Now that I'm retired, I'm determined to get my old Aurora T-jet track and cars running like new. I'm using scotch-brite pads to clean the track rails and pins, but I have two problems with connectors:
1. Many of the metal connecter pins are rusty and/or corroded. Can they be restored? Replaced?
2. Many of the u-shaped plastic connector pins are brittle or broken. Can they be replaced?

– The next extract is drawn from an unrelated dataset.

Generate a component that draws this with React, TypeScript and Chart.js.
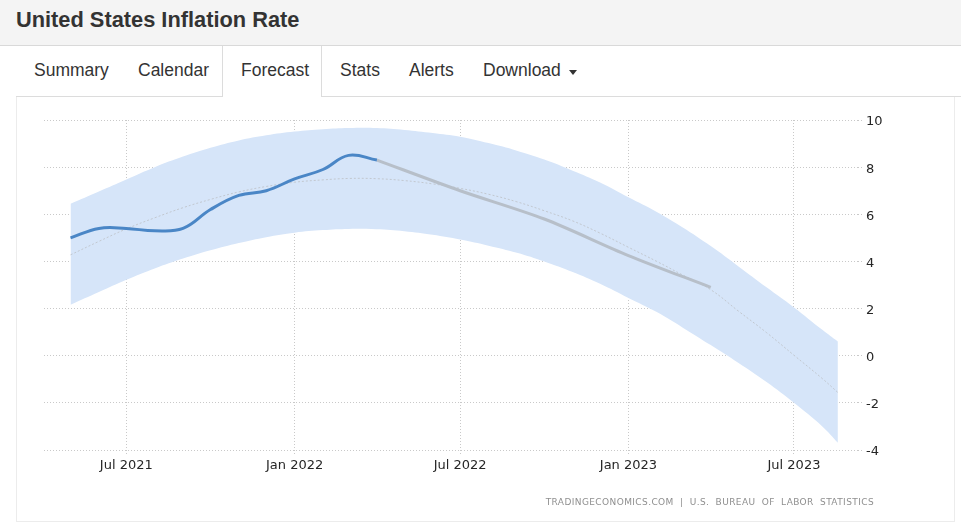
import React, { useEffect, useRef } from 'react';
import { Chart, registerables } from 'chart.js';

Chart.register(...registerables);

// ---- data ----
const actualDates = ['2021-05-01', '2021-06-01', '2021-07-01', '2021-08-01', '2021-09-01', '2021-10-01', '2021-11-01', '2021-12-01', '2022-01-01', '2022-02-01', '2022-03-01', '2022-04-01'];
const actualValues = [5.0, 5.4, 5.4, 5.3, 5.4, 6.2, 6.8, 7.0, 7.5, 7.9, 8.5, 8.3];

const forecastDates = ['2022-04-01', '2022-07-01', '2022-10-01', '2023-01-01', '2023-04-01'];
const forecastValues = [8.3, 7.0, 5.8, 4.25, 2.9];

const bandDates = [
  '2021-05-01', '2021-06-01', '2021-07-01', '2021-08-01', '2021-09-01', '2021-10-01', '2021-11-01', '2021-12-01',
  '2022-01-01', '2022-02-01', '2022-03-01', '2022-04-01', '2022-05-01', '2022-06-01', '2022-07-01', '2022-08-01',
  '2022-09-01', '2022-10-01', '2022-11-01', '2022-12-01', '2023-01-01', '2023-02-01', '2023-03-01', '2023-04-01',
  '2023-05-01', '2023-06-01', '2023-07-01', '2023-08-01', '2023-08-18',
];
const bandUpper = [6.45, 6.97, 7.48, 8.0, 8.45, 8.82, 9.13, 9.35, 9.51, 9.61, 9.66, 9.66, 9.58, 9.45, 9.29, 9.02, 8.7, 8.32, 7.85, 7.35, 6.72, 6.1, 5.45, 4.65, 3.8, 2.9, 2.05, 1.1, 0.6];
const bandLower = [2.16, 2.7, 3.22, 3.7, 4.12, 4.47, 4.78, 5.03, 5.22, 5.33, 5.38, 5.36, 5.28, 5.13, 4.93, 4.67, 4.37, 4.0, 3.55, 3.05, 2.45, 1.85, 1.2, 0.45, -0.3, -1.12, -2.0, -3.0, -3.69];
const trendValues = [4.28, 4.85, 5.38, 5.85, 6.28, 6.63, 6.95, 7.18, 7.36, 7.46, 7.52, 7.51, 7.43, 7.29, 7.1, 6.85, 6.53, 6.15, 5.72, 5.2, 4.6, 4.0, 3.43, 2.8, 1.9, 0.98, 0.02, -0.97, -1.56];

const xTickDates = ['2021-07-01', '2022-01-01', '2022-07-01', '2023-01-01', '2023-07-01'];
const xTickLabels = ['Jul 2021', 'Jan 2022', 'Jul 2022', 'Jan 2023', 'Jul 2023'];
const xRange = ['2021-04-02', '2023-09-09'];
const yTicks = [-4, -2, 0, 2, 4, 6, 8, 10];

const tabs = ['Summary', 'Calendar', 'Forecast', 'Stats', 'Alerts', 'Download'];

const EPOCH = Date.parse('2021-07-01T00:00:00Z');
const day = (d: string) => (Date.parse(d + 'T00:00:00Z') - EPOCH) / 86400000;
const pts = (dates: string[], vals: number[]) => dates.map((d, i) => ({ x: day(d), y: vals[i] }));

const FONT = "'DejaVu Sans', sans-serif";

function InflationChart() {
  const ref = useRef<HTMLCanvasElement | null>(null);
  useEffect(() => {
    if (!ref.current) return;
    const tickVals = xTickDates.map(day);
    const chart = new Chart(ref.current, {
      type: 'line',
      data: {
        datasets: [
          {
            data: pts(actualDates, actualValues),
            borderColor: '#4a86c6',
            borderWidth: 3,
            pointRadius: 0,
            tension: 0.4,
            fill: false,
          },
          {
            data: pts(forecastDates, forecastValues),
            borderColor: '#b7bfc9',
            borderWidth: 3,
            pointRadius: 0,
            tension: 0.3,
            fill: false,
          },
          {
            data: pts(bandDates, trendValues),
            borderColor: '#c2c8d0',
            borderWidth: 1,
            borderDash: [2, 2],
            pointRadius: 0,
            tension: 0.4,
            fill: false,
          },
          {
            data: pts(bandDates, bandUpper),
            borderColor: 'rgba(0,0,0,0)',
            borderWidth: 0,
            backgroundColor: '#d6e5f9',
            pointRadius: 0,
            tension: 0.4,
            fill: '+1',
          },
          {
            data: pts(bandDates, bandLower),
            borderColor: 'rgba(0,0,0,0)',
            borderWidth: 0,
            pointRadius: 0,
            tension: 0.4,
            fill: false,
          },
        ],
      },
      options: {
        animation: false,
        responsive: false,
        maintainAspectRatio: false,
        layout: { padding: { left: 27, top: 20, right: 0, bottom: 0 } },
        plugins: { legend: { display: false }, tooltip: { enabled: false } },
        events: [],
        scales: {
          x: {
            type: 'linear',
            min: day(xRange[0]),
            max: day(xRange[1]),
            afterBuildTicks: (scale: any) => {
              scale.ticks = tickVals.map((v) => ({ value: v }));
            },
            afterFit: (scale: any) => {
              scale.height = 68;
            },
            ticks: {
              autoSkip: false,
              maxRotation: 0,
              padding: 3,
              color: '#262626',
              font: { family: FONT, size: 13 },
              callback: (v: any) => {
                const i = tickVals.indexOf(Number(v));
                return i >= 0 ? xTickLabels[i] : '';
              },
            },
            grid: {
              color: '#c9c9c9',
              lineWidth: 1,
              tickLength: 5,
              tickBorderDash: [1, 2],
              tickColor: '#c9c9c9',
            },
            border: { display: false, dash: [1, 2] },
          },
          y: {
            type: 'linear',
            position: 'right',
            min: -4,
            max: 10,
            afterBuildTicks: (scale: any) => {
              scale.ticks = yTicks.map((v) => ({ value: v }));
            },
            afterFit: (scale: any) => {
              scale.width = 96;
            },
            ticks: {
              padding: 3,
              labelOffset: 2,
              color: '#262626',
              font: { family: FONT, size: 13 },
            },
            grid: {
              color: '#c9c9c9',
              lineWidth: 1,
              tickLength: 5,
              tickBorderDash: [1, 2],
              tickColor: '#c9c9c9',
            },
            border: { display: false, dash: [1, 2] },
          },
        },
      },
    } as any);
    return () => chart.destroy();
  }, []);
  return (
    <canvas
      ref={ref}
      width={937}
      height={418}
      style={{ position: 'absolute', left: 17, top: 100, width: 937, height: 418 }}
    />
  );
}

export default function App() {
  const tabPos = [34, 138, 241, 340, 409, 483];
  return (
    <div
      style={{
        position: 'absolute',
        left: 0,
        top: 0,
        width: 961,
        height: 525,
        background: '#fff',
        overflow: 'hidden',
        fontFamily: "'Liberation Sans', Arial, sans-serif",
        color: '#333',
      }}
    >
      {/* header */}
      <div style={{ position: 'absolute', left: 0, top: 0, width: 961, height: 45, background: '#f4f4f4', borderBottom: '1px solid #d9d9d9' }} />
      <div style={{ position: 'absolute', left: 16, top: 9, fontSize: 21.8, lineHeight: '22px', fontWeight: 'bold', color: '#333', whiteSpace: 'nowrap' }}>
        United States Inflation Rate
      </div>
      {/* tab bar bottom line */}
      <div style={{ position: 'absolute', left: 16, top: 96, width: 206, height: 1, background: '#dcdcdc' }} />
      <div style={{ position: 'absolute', left: 321, top: 96, width: 640, height: 1, background: '#dcdcdc' }} />
      {/* active tab borders */}
      <div style={{ position: 'absolute', left: 222, top: 46, width: 1, height: 51, background: '#dcdcdc' }} />
      <div style={{ position: 'absolute', left: 321, top: 46, width: 1, height: 51, background: '#dcdcdc' }} />
      {tabs.map((t, i) => (
        <div key={t} style={{ position: 'absolute', left: tabPos[i], top: 62, fontSize: 17.5, lineHeight: '17.5px', color: '#333', whiteSpace: 'nowrap' }}>
          {t}
        </div>
      ))}
      <div
        style={{
          position: 'absolute',
          left: 569,
          top: 70,
          width: 0,
          height: 0,
          borderTop: '5px solid #333',
          borderLeft: '4.5px solid transparent',
          borderRight: '4.5px solid transparent',
        }}
      />
      {/* panel borders */}
      <div style={{ position: 'absolute', left: 16, top: 97, width: 1, height: 425, background: '#ececec' }} />
      <div style={{ position: 'absolute', left: 954, top: 97, width: 1, height: 425, background: '#ececec' }} />
      <div style={{ position: 'absolute', left: 16, top: 521, width: 939, height: 1, background: '#ececec' }} />
      <InflationChart />
      <div
        style={{
          position: 'absolute',
          right: 87,
          top: 497,
          fontFamily: FONT,
          fontSize: 9,
          lineHeight: '11px',
          letterSpacing: 0.4,
          wordSpacing: 3,
          color: '#8f8f8f',
          whiteSpace: 'nowrap',
        }}
      >
        TRADINGECONOMICS.COM | U.S. BUREAU OF LABOR STATISTICS
      </div>
    </div>
  );
}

Thanks in advance for any suggestions!


----------



## SpeedyNH (Sep 13, 2014)

yeah, i love my old aurora track too. a wire wheel (wear safety glasses!) can help with the inter-section rail tabs. otherwise it's sandpaper. 
you can take some sandpaper to the pins. (or buy new ones.) a tiny touch of oil when they're clean will help preserve them. 
buy new connector horseshoes. 
good luck! the only thing about the old t-jet track is that the slot isn't very deep, so you may have to reduce the depth of some guide pins. 
Speedy


----------



## noddaz (Aug 6, 1999)

I have not tried it, but you probably can soak the pins in any number of liquid rust removing products. And those can be found at you local hardware store. One such product is "The Must For Rust" by Krud Kutter. I did not make that up. But again, I have not tried it myself.


----------



## LukeH (Jun 24, 2020)

Eric Ziering said:


> Now that I'm retired, I'm determined to get my old Aurora T-jet track and cars running like new. I'm using scotch-brite pads to clean the track rails and pins, but I have two problems with connectors:
> 1. Many of the metal connecter pins are rusty and/or corroded. Can they be restored? Replaced?
> 2. Many of the u-shaped plastic connector pins are brittle or broken. Can they be replaced?
> 
> Thanks in advance for any suggestions!


I’m new to slot cars having recently found my father in laws 55 year old Tjet set, but, I have done rust removal on many old tools. If you hate sanding like I do, I would recommend a bath in EvapoRust, usually available at AutoZone or if you want to use household formula, a bath in apple Cider vinegar with a dash or two of salt. Let it sit overnight then drop it in water mixed with baking soda to neutralize the acidity and prevent flash rust. I used this process for removing blue tarnish crud on pickup shoes and chassis.


----------